The conventionality of American centrism is particularly problematic for an ostensibly populist party, because the dominant manifestation of US centrism is cosmopolitan in orientation and views populism as the realm of yahoos. The disdain of purveyors of approved opinion toward Donald Trump and his supporters illustrates this perfectly. American centrism is for relatively open borders, free trade, and neoliberalism. The extremes they fear are anti-capitalist and pacifist sentiments on the left and social conservative sentiments on the right. One look at the list of potential centrists that Americans Elect was hoping to attract – Jon Huntsman, Condoleezza Rice, Michael Bloomberg, etc. - reveals this dynamic.
If the Reform Party wants to restore itself to its former glory, and by US third party standards it was glory, then it needs to brand itself a populist party that represents the voiceless MARs, and to the degree possible it should avoid identifying itself as either right or left-wing.

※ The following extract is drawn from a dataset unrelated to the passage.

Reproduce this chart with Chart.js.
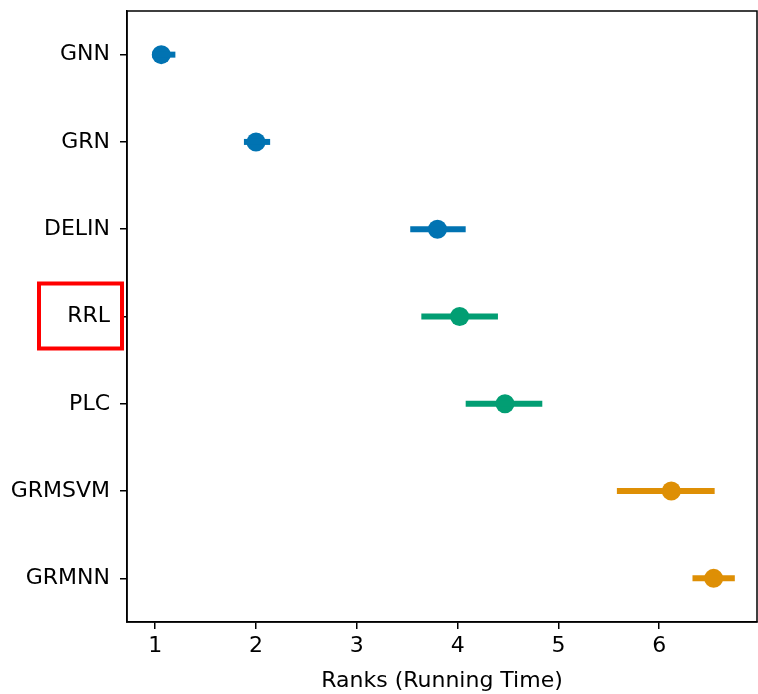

This is especially true if Donald Trump loses. Trump has been able to exploit the gap between the elite donor class of the GOP and its Flyover Country base on the issues of trade and immigration because he campaigned on a more populist, nationalist agenda that the base does not usually hear from Establishment and movement conservative approved candidates. Populism is where the unoccupied political real estate is, especially if Trump loses and the GOP lapses back to its Court Party ways.
Now back to the two potential Reform Party candidates. In my last article on Mr. Richardson, I described him as an old school liberal populist who actually cares about the economic well-being of working class Americans like liberals used to, whether you liked their remedies or not, before liberalism became the Cultural Marxist echo chamber that characterizes so much of its modern expression.
I do not know much about Mr. de la Fuente except what I could determine from a brief web search. He is a businessman apparently of some means who ran for the Democrat nomination for President this cycle and is currently running in the Florida Democrat Senate primary, a race he would presumably have to drop out of if he wins the RP nomination. I cannot find anything that distinguishes him from a typical modern Democrat. According to Wikipedia, he describes himself a progressive Democrat who was inspired to run for President particularly by Donald Trump who he claims is divisive. He supports a path to citizenship and opposes Trump’s proposed wall. With all due respect to Mr. de la Fuente, the Reform Party needs to attempt to occupy the political real estate that has been opened up by Donald Trump which it, among third parties of any notoriety, is uniquely positioned to do. It does not need to be represented by a Democrat who is parroting tired politically correct boilerplate.
I cannot see how nominating Mr. de la Fuente helps the Reform Party with its branding problem, or how he advances the Reform cause unless they are counting on his apparently deep pockets for ballot access. With the success of Trump’s populist appeal, the last thing the Reform Party needs is a cookie-cutter progressive Democrat whining about Trump being divisive. We already have the mainstream media and the Establishment of both major parties doing that. Darcy Richardson, on the other hand, represents the fiery populism that the Reform Party should embrace and has an extensive history of dedication to the third party cause. Darcy is in this for the long haul? Is Mr. De la Fuente? I hope the Reform Party delegates will carefully consider these matters when they make their decision on the 8th.